-- START Input material --
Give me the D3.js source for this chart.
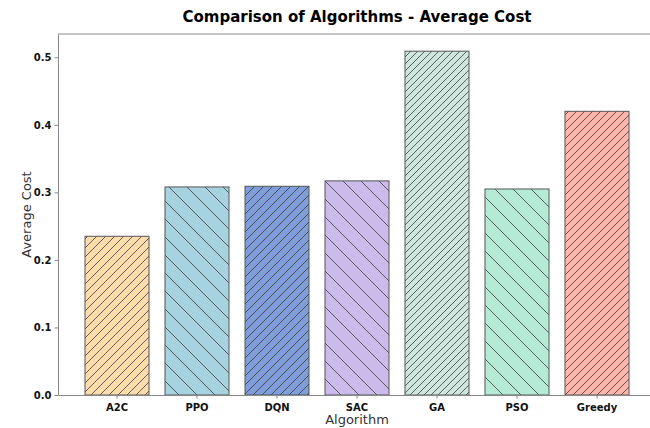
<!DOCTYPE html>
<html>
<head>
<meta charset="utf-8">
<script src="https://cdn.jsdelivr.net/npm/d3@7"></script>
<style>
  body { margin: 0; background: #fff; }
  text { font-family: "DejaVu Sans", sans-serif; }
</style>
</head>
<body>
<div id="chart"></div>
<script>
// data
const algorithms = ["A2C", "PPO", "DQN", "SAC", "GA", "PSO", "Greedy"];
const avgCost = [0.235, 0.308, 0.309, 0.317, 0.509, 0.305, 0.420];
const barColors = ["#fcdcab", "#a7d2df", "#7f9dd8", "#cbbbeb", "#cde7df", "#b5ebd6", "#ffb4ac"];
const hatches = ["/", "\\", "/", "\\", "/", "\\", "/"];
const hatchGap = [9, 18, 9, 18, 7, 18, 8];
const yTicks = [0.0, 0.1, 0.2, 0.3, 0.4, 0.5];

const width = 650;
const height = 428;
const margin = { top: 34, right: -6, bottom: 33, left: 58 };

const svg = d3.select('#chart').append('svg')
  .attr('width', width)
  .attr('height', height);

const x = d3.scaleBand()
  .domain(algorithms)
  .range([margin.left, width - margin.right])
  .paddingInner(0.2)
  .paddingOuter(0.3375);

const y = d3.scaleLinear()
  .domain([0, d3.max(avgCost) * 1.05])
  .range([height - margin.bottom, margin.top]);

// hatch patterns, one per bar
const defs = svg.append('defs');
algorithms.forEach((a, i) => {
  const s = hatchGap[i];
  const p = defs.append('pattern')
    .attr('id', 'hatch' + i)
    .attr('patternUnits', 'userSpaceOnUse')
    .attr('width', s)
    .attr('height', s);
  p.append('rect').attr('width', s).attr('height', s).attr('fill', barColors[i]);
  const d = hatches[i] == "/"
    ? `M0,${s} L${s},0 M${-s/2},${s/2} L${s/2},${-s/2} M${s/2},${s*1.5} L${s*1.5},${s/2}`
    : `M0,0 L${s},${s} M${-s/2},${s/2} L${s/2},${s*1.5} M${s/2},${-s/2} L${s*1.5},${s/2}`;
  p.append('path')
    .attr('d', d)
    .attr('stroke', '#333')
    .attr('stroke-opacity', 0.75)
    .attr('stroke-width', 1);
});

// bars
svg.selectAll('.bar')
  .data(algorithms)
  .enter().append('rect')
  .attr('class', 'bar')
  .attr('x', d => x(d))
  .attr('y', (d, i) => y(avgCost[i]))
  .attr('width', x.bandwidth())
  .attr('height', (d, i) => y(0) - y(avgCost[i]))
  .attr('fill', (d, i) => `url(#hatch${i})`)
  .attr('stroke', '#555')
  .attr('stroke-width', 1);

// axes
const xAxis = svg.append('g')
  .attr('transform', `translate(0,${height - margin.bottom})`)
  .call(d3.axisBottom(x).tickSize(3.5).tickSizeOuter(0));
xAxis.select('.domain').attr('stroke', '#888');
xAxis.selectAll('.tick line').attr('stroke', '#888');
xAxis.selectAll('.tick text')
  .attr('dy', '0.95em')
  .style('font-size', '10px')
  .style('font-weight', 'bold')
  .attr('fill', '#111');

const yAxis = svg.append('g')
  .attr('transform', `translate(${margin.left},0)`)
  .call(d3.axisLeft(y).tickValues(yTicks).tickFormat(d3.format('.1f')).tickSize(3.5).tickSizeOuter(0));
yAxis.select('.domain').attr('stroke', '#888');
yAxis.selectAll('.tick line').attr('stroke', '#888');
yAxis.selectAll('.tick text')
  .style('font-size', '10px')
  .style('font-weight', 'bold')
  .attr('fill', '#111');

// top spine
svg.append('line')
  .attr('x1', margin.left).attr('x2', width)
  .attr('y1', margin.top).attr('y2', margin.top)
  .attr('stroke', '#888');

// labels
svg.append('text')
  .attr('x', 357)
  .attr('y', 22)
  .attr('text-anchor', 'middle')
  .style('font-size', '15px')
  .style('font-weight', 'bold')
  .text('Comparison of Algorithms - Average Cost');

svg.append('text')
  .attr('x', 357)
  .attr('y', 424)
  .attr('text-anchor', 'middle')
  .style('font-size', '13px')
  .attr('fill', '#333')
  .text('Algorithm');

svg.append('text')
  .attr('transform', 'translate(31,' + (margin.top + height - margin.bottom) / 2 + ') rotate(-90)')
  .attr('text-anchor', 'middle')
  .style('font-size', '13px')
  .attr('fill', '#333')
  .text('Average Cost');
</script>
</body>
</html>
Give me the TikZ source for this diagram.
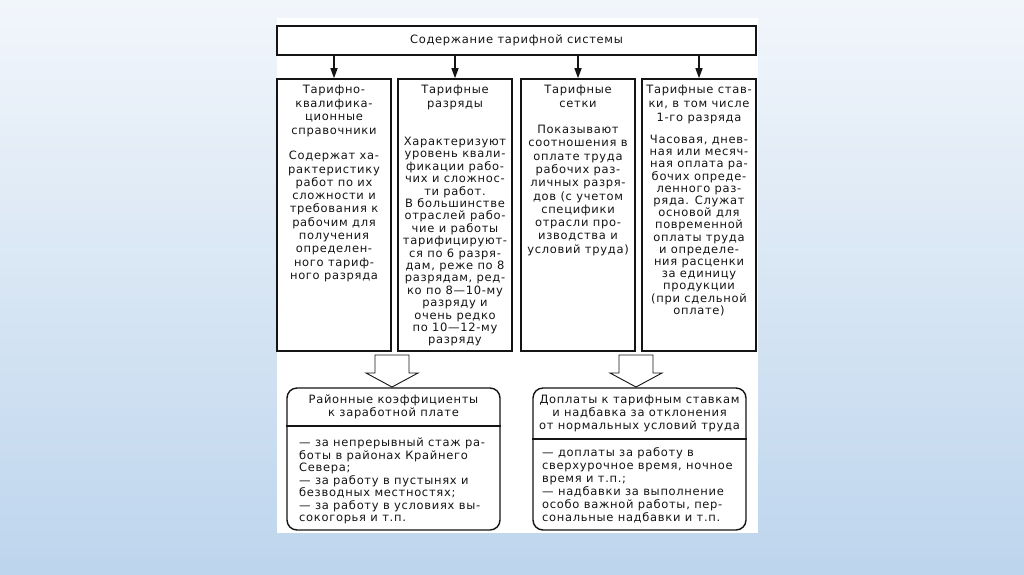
-- END Input material --
» **Instructions for the task**: Every line of text is to be repeated exactly; pictures are left out.

» **Final answer**:
Give me the D3.js source for this chart.
<!DOCTYPE html>
<html>
<head>
<meta charset="utf-8">
<script src="https://cdn.jsdelivr.net/npm/d3@7"></script>
<style>
  body { margin: 0; background: #fff; }
  text { font-family: "DejaVu Sans", sans-serif; }
</style>
</head>
<body>
<div id="chart"></div>
<script>
// data
const algorithms = ["A2C", "PPO", "DQN", "SAC", "GA", "PSO", "Greedy"];
const avgCost = [0.235, 0.308, 0.309, 0.317, 0.509, 0.305, 0.420];
const barColors = ["#fcdcab", "#a7d2df", "#7f9dd8", "#cbbbeb", "#cde7df", "#b5ebd6", "#ffb4ac"];
const hatches = ["/", "\\", "/", "\\", "/", "\\", "/"];
const hatchGap = [9, 18, 9, 18, 7, 18, 8];
const yTicks = [0.0, 0.1, 0.2, 0.3, 0.4, 0.5];

const width = 650;
const height = 428;
const margin = { top: 34, right: -6, bottom: 33, left: 58 };

const svg = d3.select('#chart').append('svg')
  .attr('width', width)
  .attr('height', height);

const x = d3.scaleBand()
  .domain(algorithms)
  .range([margin.left, width - margin.right])
  .paddingInner(0.2)
  .paddingOuter(0.3375);

const y = d3.scaleLinear()
  .domain([0, d3.max(avgCost) * 1.05])
  .range([height - margin.bottom, margin.top]);

// hatch patterns, one per bar
const defs = svg.append('defs');
algorithms.forEach((a, i) => {
  const s = hatchGap[i];
  const p = defs.append('pattern')
    .attr('id', 'hatch' + i)
    .attr('patternUnits', 'userSpaceOnUse')
    .attr('width', s)
    .attr('height', s);
  p.append('rect').attr('width', s).attr('height', s).attr('fill', barColors[i]);
  const d = hatches[i] == "/"
    ? `M0,${s} L${s},0 M${-s/2},${s/2} L${s/2},${-s/2} M${s/2},${s*1.5} L${s*1.5},${s/2}`
    : `M0,0 L${s},${s} M${-s/2},${s/2} L${s/2},${s*1.5} M${s/2},${-s/2} L${s*1.5},${s/2}`;
  p.append('path')
    .attr('d', d)
    .attr('stroke', '#333')
    .attr('stroke-opacity', 0.75)
    .attr('stroke-width', 1);
});

// bars
svg.selectAll('.bar')
  .data(algorithms)
  .enter().append('rect')
  .attr('class', 'bar')
  .attr('x', d => x(d))
  .attr('y', (d, i) => y(avgCost[i]))
  .attr('width', x.bandwidth())
  .attr('height', (d, i) => y(0) - y(avgCost[i]))
  .attr('fill', (d, i) => `url(#hatch${i})`)
  .attr('stroke', '#555')
  .attr('stroke-width', 1);

// axes
const xAxis = svg.append('g')
  .attr('transform', `translate(0,${height - margin.bottom})`)
  .call(d3.axisBottom(x).tickSize(3.5).tickSizeOuter(0));
xAxis.select('.domain').attr('stroke', '#888');
xAxis.selectAll('.tick line').attr('stroke', '#888');
xAxis.selectAll('.tick text')
  .attr('dy', '0.95em')
  .style('font-size', '10px')
  .style('font-weight', 'bold')
  .attr('fill', '#111');

const yAxis = svg.append('g')
  .attr('transform', `translate(${margin.left},0)`)
  .call(d3.axisLeft(y).tickValues(yTicks).tickFormat(d3.format('.1f')).tickSize(3.5).tickSizeOuter(0));
yAxis.select('.domain').attr('stroke', '#888');
yAxis.selectAll('.tick line').attr('stroke', '#888');
yAxis.selectAll('.tick text')
  .style('font-size', '10px')
  .style('font-weight', 'bold')
  .attr('fill', '#111');

// top spine
svg.append('line')
  .attr('x1', margin.left).attr('x2', width)
  .attr('y1', margin.top).attr('y2', margin.top)
  .attr('stroke', '#888');

// labels
svg.append('text')
  .attr('x', 357)
  .attr('y', 22)
  .attr('text-anchor', 'middle')
  .style('font-size', '15px')
  .style('font-weight', 'bold')
  .text('Comparison of Algorithms - Average Cost');

svg.append('text')
  .attr('x', 357)
  .attr('y', 424)
  .attr('text-anchor', 'middle')
  .style('font-size', '13px')
  .attr('fill', '#333')
  .text('Algorithm');

svg.append('text')
  .attr('transform', 'translate(31,' + (margin.top + height - margin.bottom) / 2 + ') rotate(-90)')
  .attr('text-anchor', 'middle')
  .style('font-size', '13px')
  .attr('fill', '#333')
  .text('Average Cost');
</script>
</body>
</html>
Give me the TikZ source for this diagram.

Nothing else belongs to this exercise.